TODAY sees the launch onto the market, for the first time in 41 years, of historic, Grade II-listed Trerose Manor at Mawnan on Rosemullion Head, which overlooks Falmouth Bay and the Helford River estuary in Cornwall. For sale through Falmouth-based Jonathan Cunliffe (01326 617447) at a guide price of £1.95 million, the story of Trerose Manor is the story of the families—some distinguished, others less so—who have owned it over the years.

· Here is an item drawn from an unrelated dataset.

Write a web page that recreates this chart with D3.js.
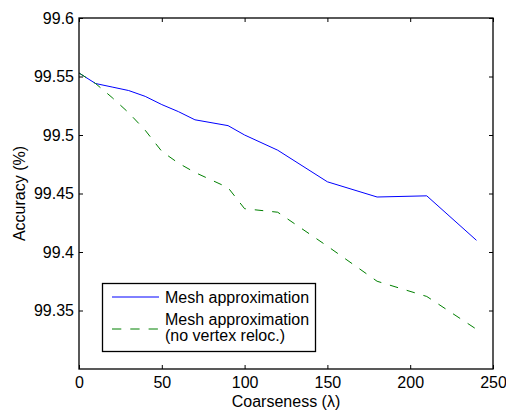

Smuggling and piracy were a way of life for many of Cornwall’s great seafaring families

The ancient manor of Trerose—‘the house on the headland’—once included much of Mawnan parish and extended upriver. Here, following the departure of the Romans from Britain, Helford’s heavily wooded creeks and inlets provided a safe haven for the native Cornish, who dodged the advance of Anglo- Saxon invaders by stealthily escaping, under sail or oar, via the Helford to Brittany. Centuries later, some returned with William the Conqueror to reclaim their stolen lands.

Smuggling and piracy were a way of life for many of Cornwall’s great seafaring families,among them the Killigrews of Arwenack in Falmouth, who acquired Trerose in the late 1500s. Despite their notoriety, the Crown was usually prepared to turn a blind eye to such activities in return for Cornish support when invasion threatened.